Atualizado: 30 de jul.

O que essa frase revela sobre pertencimento, autoconceito e feridas invisíveis da exclusão social


Essa frase tem o peso de uma vida inteira. Não é só uma queixa. É uma tradução crua do que significa crescer em um mundo que não te reconhece como alguém com futuro. Eu escutei isso de pacientes. De colegas. De mim mesma em algumas fases. Sempre num tom que mistura tristeza com lucidez. Como quem percebe, tardiamente, que passou boa parte da vida pedindo permissão para existir.

Pensar que não vai ser alguém é um tipo de luto antecipado. A criança aprende a esperar menos. O adolescente engole sonhos antes mesmo de nomeá-los. E o adulto carrega, no corpo e nas escolhas, essa crença enraizada de que o sucesso é coisa dos outros. E não é só uma questão de dinheiro. É um modo de ser atravessado por códigos sociais que dizem o tempo todo que você está fora do padrão.

A psicologia social nos ajuda a entender esse fenômeno como um desdobramento do pertencimento negado. Quando se nasce em contextos de vulnerabilidade, com pouco acesso, com violência ao redor, com escolas precárias e olhares de desconfiança, a própria ideia de futuro é sabotada antes de se formar. O que sobra é sobrevivência. Planejar vira luxo. E quando se consegue alguma coisa, mesmo que pequena, o corpo inteiro sente como se fosse preciso pedir desculpas.

A neurociência já demonstrou que viver por anos em estresse crônico altera a forma como o cérebro processa risco, recompensa e decisão. A amígdala cerebral se torna hiperativa. O córtex pré-frontal, responsável pelo planejamento, sofre impacto. Isso não significa incapacidade. Significa que muita gente precisa gastar o dobro de energia só para se manter funcional. E ainda escuta que está “fazendo corpo mole”.

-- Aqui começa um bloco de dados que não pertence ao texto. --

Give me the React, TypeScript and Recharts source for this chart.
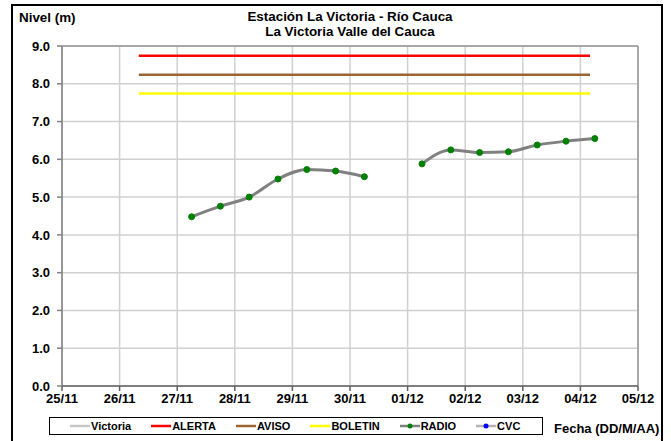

No campo da motivação, a Teoria da Autodeterminação nos mostra que o ser humano precisa de três elementos para florescer: autonomia, competência e vínculo. Para quem nasce em territórios marginalizados, esses três pilares são abalados desde cedo. O vínculo com figuras de referência muitas vezes é marcado por insegurança ou ausência. A competência é questionada, e a autonomia é reduzida a poucas escolhas possíveis. Não se trata de vitimismo. Trata-se de uma leitura realista sobre os efeitos psíquicos de crescer sendo considerado um corpo descartável.

E quando alguém rompe esse ciclo, o reconhecimento social costuma vir com um pacote silencioso de exigências. Esperam gratidão, lealdade cega, esforço redobrado. E, por dentro, vem o medo de não conseguir sustentar o lugar que se conquistou. Por isso tanta gente sente que não pertence, mesmo depois de subir alguns degraus. O racismo estrutural, o classismo e o machismo criam armadilhas subjetivas. É como se, em algum nível, ainda fosse preciso provar o tempo todo que merece estar ali.

O que essa frase pede, no fundo, é um reconhecimento coletivo de que não basta vencer. É preciso curar o caminho. E cuidar do que ainda lateja depois da conquista.


Algumas práticas ajudam nesse processo de reconexão identitária. Nenhuma delas é fórmula, todas exigem presença:

  1. Repare nas vozes que você repete. Muitas crenças de incapacidade não nasceram em você. Foram herdadas.

  2. Identifique quais espaços ampliam sua identidade, e quais apenas toleram sua presença.

  3. Crie pausas para sentir orgulho. Não o orgulho performático das redes, mas aquele que nasce no silêncio de quem sabe o quanto foi difícil continuar.

  4. Permita-se mudar de ideia sobre si. O autoconceito não é fixo. Pode ser ressignificado.

  5. Invista em grupos onde a escuta não te silencie. Estar entre pares transforma o senso de merecimento.

  6. Cuide das tensões internas entre quem você foi e quem está se tornando. A transformação não precisa apagar sua origem.

  7. Lembre-se que você não precisa ser exceção. Você pode ser só você. E isso já é revolução.


Dizer que achou que nunca seria alguém é colocar em palavras o quanto o mundo ainda precisa mudar para que todas as pessoas se sintam dignas de existir com voz, com espaço e com descanso. Porque ser alguém não é um destino a ser alcançado. É um direito que deveria estar garantido desde o começo. Mas se não estiver, que a gente siga construindo. Com consciência, com dignidade e com a coragem de reescrever o que nos foi negado.